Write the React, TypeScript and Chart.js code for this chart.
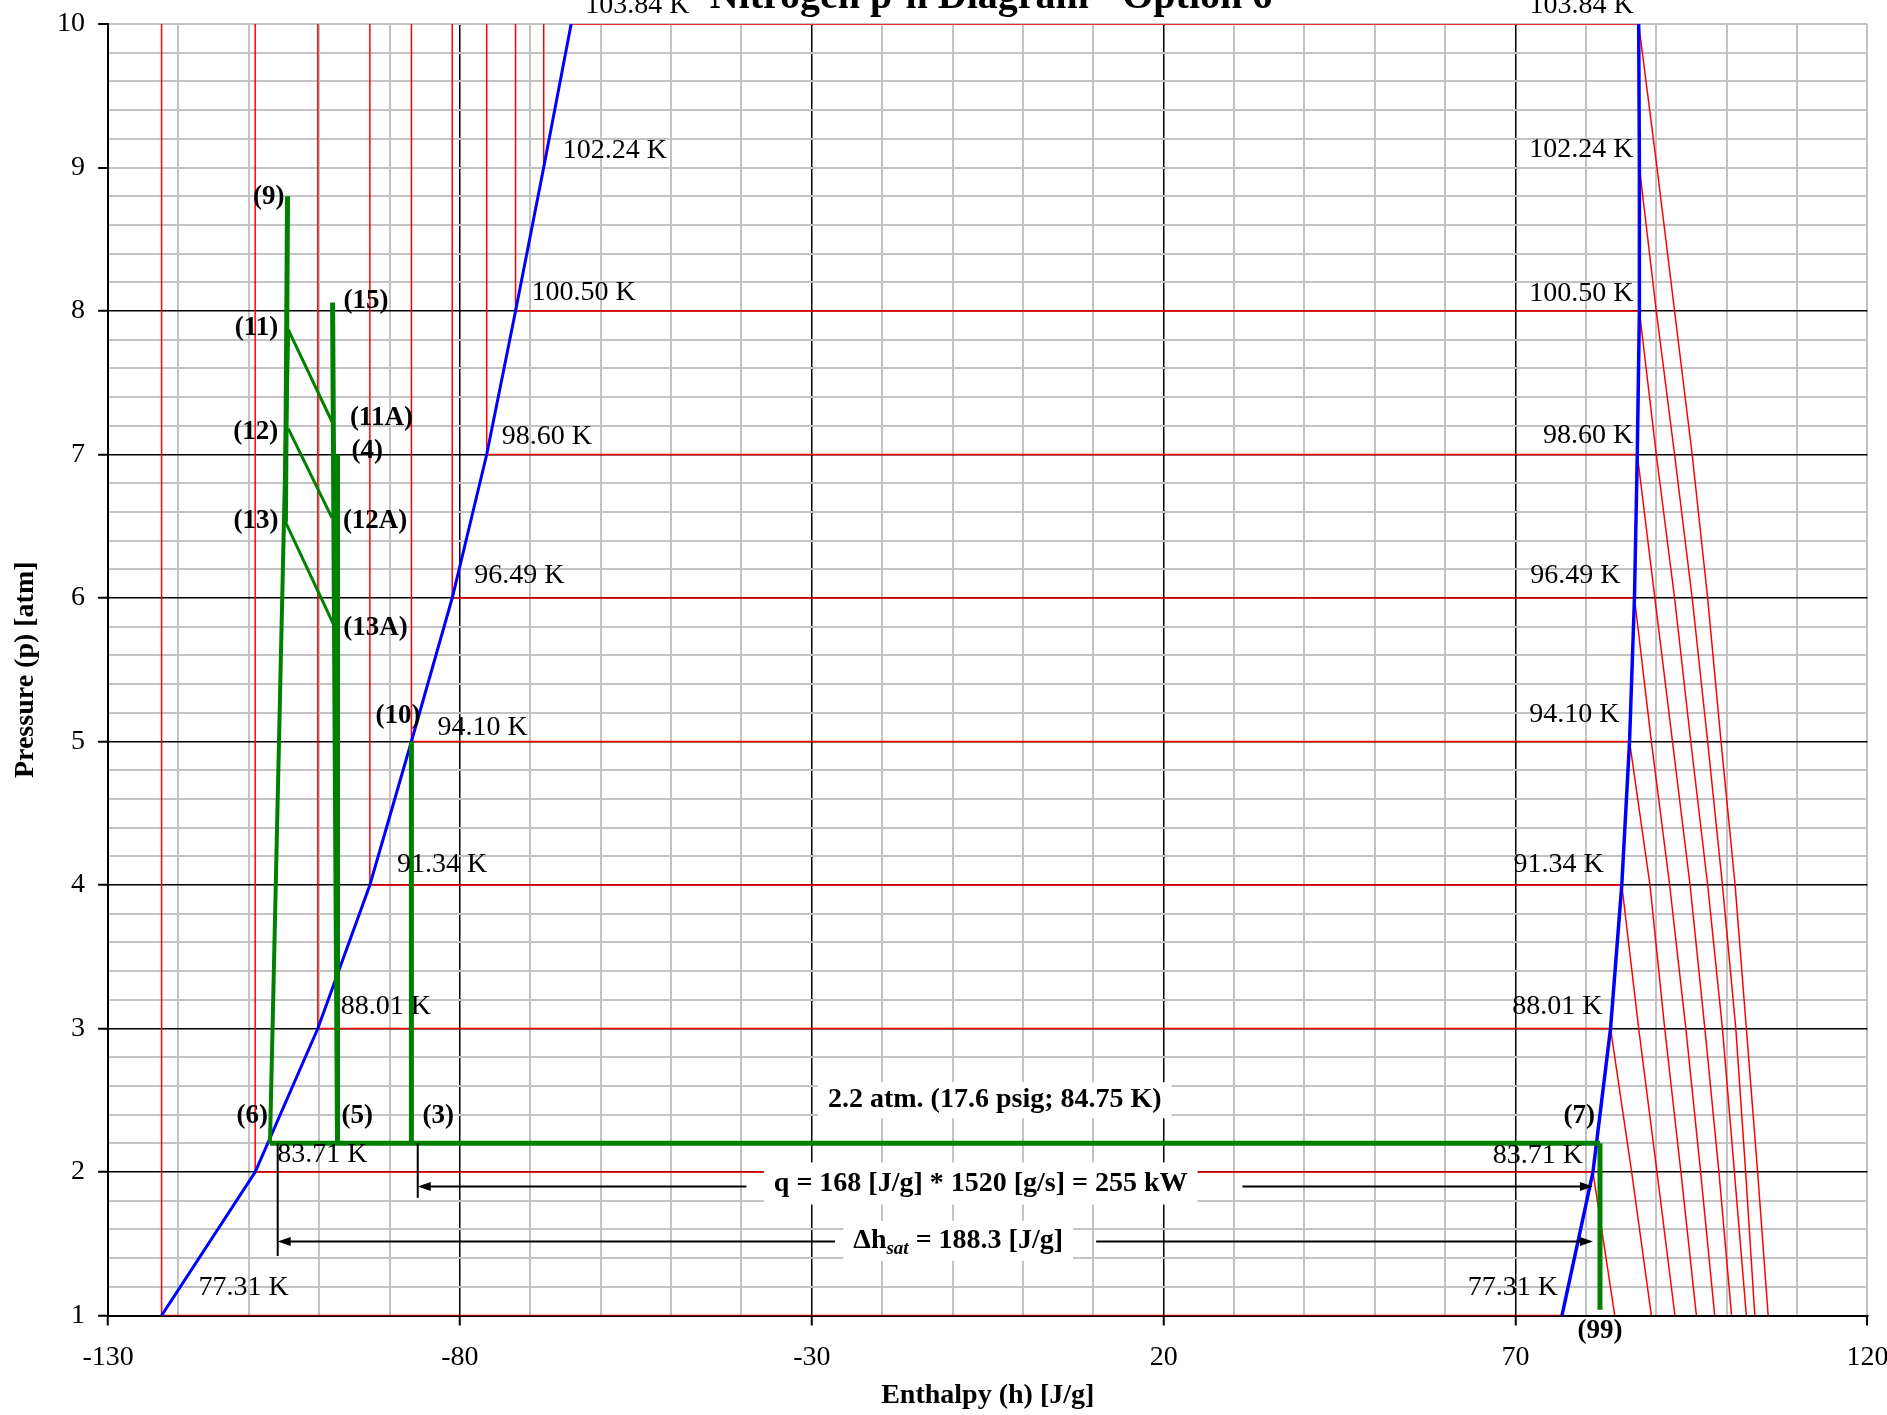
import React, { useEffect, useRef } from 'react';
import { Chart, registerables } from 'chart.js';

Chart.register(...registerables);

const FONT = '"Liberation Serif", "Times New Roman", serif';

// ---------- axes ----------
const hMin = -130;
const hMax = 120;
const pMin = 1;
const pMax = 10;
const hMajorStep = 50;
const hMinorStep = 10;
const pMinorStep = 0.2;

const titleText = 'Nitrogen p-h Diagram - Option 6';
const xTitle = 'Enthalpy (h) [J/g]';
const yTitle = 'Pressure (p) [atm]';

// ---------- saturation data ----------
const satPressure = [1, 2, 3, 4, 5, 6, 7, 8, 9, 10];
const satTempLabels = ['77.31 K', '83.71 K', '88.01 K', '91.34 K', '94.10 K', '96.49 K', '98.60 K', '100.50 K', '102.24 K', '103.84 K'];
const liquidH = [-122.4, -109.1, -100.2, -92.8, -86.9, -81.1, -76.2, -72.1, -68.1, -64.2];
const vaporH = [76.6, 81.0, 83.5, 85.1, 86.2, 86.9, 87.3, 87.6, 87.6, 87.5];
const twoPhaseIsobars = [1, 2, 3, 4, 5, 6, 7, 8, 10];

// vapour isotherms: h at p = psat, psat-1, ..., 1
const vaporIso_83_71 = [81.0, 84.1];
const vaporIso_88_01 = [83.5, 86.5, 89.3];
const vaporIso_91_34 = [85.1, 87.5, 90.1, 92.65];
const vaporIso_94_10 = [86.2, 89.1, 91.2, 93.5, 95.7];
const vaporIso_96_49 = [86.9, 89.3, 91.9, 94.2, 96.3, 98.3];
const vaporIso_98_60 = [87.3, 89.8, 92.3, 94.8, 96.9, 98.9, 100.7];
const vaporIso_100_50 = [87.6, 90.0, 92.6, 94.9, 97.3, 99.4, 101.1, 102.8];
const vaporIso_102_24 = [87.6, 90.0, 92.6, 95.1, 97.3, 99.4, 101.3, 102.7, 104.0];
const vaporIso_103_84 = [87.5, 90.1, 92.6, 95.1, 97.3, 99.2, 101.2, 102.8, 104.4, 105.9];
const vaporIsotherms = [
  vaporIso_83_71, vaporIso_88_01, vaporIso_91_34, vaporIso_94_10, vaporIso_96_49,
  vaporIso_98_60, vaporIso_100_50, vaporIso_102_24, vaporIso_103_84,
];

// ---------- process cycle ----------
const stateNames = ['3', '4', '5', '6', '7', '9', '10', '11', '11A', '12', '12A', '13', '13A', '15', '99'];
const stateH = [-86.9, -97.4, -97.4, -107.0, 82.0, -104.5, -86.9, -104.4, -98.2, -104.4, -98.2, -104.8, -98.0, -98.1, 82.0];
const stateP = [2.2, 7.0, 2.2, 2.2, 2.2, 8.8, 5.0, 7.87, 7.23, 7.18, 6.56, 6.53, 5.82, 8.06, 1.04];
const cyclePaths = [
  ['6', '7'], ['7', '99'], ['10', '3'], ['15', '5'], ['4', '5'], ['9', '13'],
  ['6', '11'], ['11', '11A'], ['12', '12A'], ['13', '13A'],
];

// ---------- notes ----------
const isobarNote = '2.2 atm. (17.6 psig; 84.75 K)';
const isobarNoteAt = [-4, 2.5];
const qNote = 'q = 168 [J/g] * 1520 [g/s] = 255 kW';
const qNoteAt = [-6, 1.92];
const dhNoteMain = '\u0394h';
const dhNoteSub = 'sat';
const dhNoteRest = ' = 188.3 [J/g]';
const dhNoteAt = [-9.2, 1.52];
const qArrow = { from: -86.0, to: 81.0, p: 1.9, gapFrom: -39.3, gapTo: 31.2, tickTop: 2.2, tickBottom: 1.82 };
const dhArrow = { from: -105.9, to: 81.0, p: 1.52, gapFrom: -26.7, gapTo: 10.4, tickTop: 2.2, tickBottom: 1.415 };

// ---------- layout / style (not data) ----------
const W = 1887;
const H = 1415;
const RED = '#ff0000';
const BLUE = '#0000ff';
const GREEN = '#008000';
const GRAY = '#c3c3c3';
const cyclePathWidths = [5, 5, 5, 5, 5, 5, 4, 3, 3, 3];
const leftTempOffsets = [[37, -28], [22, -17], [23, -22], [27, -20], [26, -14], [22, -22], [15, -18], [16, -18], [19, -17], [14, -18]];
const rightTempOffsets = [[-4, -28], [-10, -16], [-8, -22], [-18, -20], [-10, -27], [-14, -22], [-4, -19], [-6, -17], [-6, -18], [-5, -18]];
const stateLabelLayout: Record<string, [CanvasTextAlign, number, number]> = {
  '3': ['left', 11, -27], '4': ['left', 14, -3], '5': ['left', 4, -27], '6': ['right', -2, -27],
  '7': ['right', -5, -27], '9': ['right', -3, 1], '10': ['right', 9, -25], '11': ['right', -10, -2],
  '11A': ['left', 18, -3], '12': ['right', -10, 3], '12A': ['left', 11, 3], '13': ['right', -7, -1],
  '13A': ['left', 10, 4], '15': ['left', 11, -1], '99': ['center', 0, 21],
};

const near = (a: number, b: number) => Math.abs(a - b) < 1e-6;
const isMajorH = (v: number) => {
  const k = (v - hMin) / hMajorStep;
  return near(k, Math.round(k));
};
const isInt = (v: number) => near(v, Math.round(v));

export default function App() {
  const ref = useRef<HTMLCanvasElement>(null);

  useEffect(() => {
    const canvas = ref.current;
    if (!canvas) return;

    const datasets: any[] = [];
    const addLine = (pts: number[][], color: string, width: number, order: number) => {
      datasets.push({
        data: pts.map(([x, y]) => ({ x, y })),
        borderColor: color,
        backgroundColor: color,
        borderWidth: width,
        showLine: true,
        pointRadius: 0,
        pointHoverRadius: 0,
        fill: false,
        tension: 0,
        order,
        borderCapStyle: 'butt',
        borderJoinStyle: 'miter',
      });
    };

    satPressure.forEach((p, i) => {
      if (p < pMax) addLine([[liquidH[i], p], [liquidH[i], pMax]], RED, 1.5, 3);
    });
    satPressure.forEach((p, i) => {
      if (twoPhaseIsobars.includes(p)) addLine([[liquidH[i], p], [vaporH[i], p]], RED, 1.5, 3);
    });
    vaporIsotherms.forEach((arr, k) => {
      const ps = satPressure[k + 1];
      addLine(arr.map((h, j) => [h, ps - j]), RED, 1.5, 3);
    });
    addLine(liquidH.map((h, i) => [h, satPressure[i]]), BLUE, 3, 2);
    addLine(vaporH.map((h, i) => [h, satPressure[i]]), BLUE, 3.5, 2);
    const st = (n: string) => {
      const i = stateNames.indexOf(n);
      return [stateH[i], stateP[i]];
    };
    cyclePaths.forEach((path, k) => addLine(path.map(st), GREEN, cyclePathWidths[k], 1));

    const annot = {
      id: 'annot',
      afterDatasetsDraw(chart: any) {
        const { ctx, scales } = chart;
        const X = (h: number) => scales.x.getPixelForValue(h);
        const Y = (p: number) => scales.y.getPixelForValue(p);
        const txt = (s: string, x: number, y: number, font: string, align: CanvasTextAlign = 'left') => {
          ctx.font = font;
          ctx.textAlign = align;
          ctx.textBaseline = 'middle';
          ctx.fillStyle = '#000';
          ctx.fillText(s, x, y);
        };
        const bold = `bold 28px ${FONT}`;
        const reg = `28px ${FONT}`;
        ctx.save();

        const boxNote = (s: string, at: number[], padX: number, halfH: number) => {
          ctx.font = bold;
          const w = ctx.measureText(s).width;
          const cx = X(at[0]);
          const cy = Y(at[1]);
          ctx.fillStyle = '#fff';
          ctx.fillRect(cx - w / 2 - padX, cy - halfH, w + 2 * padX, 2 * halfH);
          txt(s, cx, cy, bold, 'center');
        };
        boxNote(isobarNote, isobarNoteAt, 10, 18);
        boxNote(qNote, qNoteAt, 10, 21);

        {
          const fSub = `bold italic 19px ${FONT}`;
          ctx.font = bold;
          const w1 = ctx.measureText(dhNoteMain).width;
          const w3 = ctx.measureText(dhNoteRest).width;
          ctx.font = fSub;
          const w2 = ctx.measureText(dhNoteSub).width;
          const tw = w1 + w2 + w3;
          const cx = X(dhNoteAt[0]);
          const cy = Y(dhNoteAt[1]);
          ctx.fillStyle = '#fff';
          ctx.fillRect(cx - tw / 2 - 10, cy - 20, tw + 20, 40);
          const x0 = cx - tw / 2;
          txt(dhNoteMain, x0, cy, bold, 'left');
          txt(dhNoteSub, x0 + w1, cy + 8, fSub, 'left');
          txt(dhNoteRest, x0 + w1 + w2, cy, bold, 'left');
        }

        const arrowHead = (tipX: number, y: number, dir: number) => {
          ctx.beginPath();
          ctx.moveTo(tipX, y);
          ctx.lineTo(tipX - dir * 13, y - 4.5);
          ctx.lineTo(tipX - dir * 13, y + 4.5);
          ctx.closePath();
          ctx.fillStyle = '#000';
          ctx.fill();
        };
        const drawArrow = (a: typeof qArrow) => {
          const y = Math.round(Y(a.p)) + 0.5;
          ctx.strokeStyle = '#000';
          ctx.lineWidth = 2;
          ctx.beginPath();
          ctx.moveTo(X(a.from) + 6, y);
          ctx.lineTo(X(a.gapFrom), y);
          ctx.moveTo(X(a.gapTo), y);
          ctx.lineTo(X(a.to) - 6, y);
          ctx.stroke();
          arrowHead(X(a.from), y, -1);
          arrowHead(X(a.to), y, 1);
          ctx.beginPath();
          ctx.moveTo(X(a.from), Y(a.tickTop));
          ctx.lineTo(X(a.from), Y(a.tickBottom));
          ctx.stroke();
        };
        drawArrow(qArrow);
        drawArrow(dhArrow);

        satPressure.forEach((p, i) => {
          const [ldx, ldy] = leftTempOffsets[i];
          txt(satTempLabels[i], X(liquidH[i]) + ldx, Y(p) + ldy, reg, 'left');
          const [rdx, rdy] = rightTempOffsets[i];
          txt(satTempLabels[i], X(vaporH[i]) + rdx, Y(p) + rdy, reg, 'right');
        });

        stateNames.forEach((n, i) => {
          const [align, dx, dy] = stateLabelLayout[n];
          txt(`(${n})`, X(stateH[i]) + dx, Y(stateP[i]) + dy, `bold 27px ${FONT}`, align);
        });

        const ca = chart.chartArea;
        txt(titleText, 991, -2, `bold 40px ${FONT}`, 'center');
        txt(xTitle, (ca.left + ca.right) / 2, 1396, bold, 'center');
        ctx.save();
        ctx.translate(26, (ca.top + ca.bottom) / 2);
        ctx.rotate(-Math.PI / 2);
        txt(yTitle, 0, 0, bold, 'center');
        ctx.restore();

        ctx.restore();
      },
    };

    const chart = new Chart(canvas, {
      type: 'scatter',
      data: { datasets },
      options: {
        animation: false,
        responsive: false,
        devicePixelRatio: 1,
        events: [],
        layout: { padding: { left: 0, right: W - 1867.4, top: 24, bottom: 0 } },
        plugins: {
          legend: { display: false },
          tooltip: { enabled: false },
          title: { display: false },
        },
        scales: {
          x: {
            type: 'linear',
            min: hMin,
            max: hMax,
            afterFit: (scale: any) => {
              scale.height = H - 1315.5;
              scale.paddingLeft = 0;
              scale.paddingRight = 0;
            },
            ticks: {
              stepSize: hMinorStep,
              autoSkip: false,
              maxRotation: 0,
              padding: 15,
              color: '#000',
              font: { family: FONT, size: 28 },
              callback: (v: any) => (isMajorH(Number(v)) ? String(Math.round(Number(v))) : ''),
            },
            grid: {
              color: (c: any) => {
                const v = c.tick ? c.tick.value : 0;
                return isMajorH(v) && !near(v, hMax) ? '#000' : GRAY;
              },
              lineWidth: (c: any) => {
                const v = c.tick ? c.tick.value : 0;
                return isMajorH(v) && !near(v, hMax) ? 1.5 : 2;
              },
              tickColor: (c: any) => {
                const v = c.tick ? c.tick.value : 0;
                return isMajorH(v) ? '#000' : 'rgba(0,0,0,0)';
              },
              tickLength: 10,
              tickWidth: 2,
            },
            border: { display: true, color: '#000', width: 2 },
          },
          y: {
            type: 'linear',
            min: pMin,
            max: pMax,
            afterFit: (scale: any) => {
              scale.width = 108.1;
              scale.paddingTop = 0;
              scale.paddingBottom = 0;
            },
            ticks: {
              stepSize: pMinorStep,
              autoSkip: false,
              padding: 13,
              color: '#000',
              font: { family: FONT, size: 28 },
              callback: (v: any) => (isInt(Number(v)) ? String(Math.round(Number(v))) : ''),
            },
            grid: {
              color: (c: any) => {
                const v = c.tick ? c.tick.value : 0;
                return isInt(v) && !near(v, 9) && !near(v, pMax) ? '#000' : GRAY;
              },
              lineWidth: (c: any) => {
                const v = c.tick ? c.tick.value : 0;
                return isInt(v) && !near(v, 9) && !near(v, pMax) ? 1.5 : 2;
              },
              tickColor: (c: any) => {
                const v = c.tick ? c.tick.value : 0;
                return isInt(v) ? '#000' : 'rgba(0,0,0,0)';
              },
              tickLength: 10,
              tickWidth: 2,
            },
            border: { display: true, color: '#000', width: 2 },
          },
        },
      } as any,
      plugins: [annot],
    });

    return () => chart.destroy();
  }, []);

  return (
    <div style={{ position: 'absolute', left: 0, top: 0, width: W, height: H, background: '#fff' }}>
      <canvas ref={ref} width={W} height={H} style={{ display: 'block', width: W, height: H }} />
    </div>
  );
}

→ The task
Reproduce only the lines from the beginning of the data through the line that contains "6, 7, 8, 10];", both included, and please drop the pictures.

→ Answer for the task
Write the React, TypeScript and Chart.js code for this chart.
import React, { useEffect, useRef } from 'react';
import { Chart, registerables } from 'chart.js';

Chart.register(...registerables);

const FONT = '"Liberation Serif", "Times New Roman", serif';

// ---------- axes ----------
const hMin = -130;
const hMax = 120;
const pMin = 1;
const pMax = 10;
const hMajorStep = 50;
const hMinorStep = 10;
const pMinorStep = 0.2;

const titleText = 'Nitrogen p-h Diagram - Option 6';
const xTitle = 'Enthalpy (h) [J/g]';
const yTitle = 'Pressure (p) [atm]';

// ---------- saturation data ----------
const satPressure = [1, 2, 3, 4, 5, 6, 7, 8, 9, 10];
const satTempLabels = ['77.31 K', '83.71 K', '88.01 K', '91.34 K', '94.10 K', '96.49 K', '98.60 K', '100.50 K', '102.24 K', '103.84 K'];
const liquidH = [-122.4, -109.1, -100.2, -92.8, -86.9, -81.1, -76.2, -72.1, -68.1, -64.2];
const vaporH = [76.6, 81.0, 83.5, 85.1, 86.2, 86.9, 87.3, 87.6, 87.6, 87.5];
const twoPhaseIsobars = [1, 2, 3, 4, 5, 6, 7, 8, 10];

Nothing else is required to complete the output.